A pesquisa aponta ainda diferenças significativas entre as estruturas especializadas dos três estados analisados. O GAESP do MPSP, criado em 2022, tem sua atuação limitada à capital paulista, apesar das operações policiais mais letais da história do estado terem ocorrido na Baixada Santista. No Rio de Janeiro, o MPRJ ficou quatro anos sem um grupo especializado, tendo recriado o GAESP apenas em fevereiro de 2025. Já o GEOSP do MPBA possui a normativa mais antiga dentre as analisadas, mas com atuação restrita a casos específicos.

Questionamentos sobre Cumprimento de Normas

A pesquisa traz indícios preocupantes de descumprimento da Resolução CNMP nº 279/2023, do Conselho Nacional do Ministério Público, e lança dúvidas sobre o real engajamento do Ministério Público em sua missão constitucional de controle externo das polícias, tanto em sua dimensão difusa como concentrada.
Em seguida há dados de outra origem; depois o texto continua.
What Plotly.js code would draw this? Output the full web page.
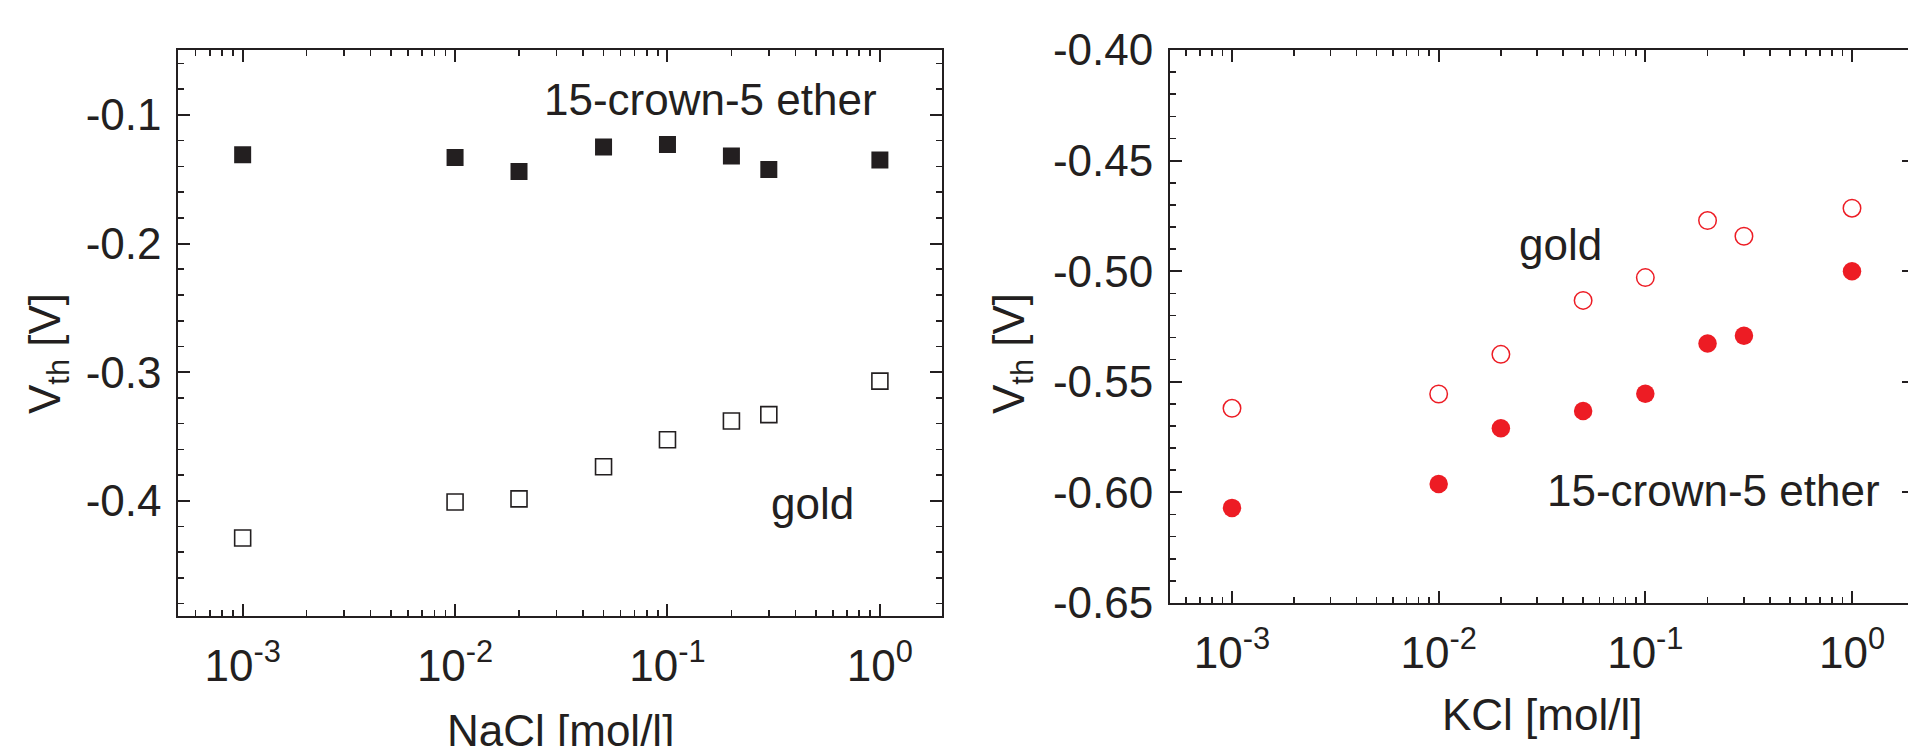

O estudo “Quem Controla as Polícias?” contribui para o debate sobre o controle democrático das forças de segurança e a necessidade urgente de políticas efetivas para redução da letalidade policial no Brasil, tema que ganha ainda mais relevância diante dos dados que evidenciam o caráter racializado desta violência e a necessidade de discussão pública e transparente com ampla participação da sociedade civil.

Sobre o Fórum Justiça

O Fórum Justiça é uma organização criada em 2011, no Rio de Janeiro, em uma iniciativa promovida por integrantes do sistema de Justiça, movimentos sociais e academia. A articulação visa contribuir para a construção de uma Justiça democrática, comprometida com a realização dos direitos humanos e orientada pelas demandas dos grupos historicamente vulnerabilizados em nossa sociedade.

Com representantes em diversos estados do país, o Fórum Justiça tem como visão ser um espaço plural e apartidário de articulação, formação e referência na produção de pesquisas, avaliações e propostas de políticas públicas de Justiça.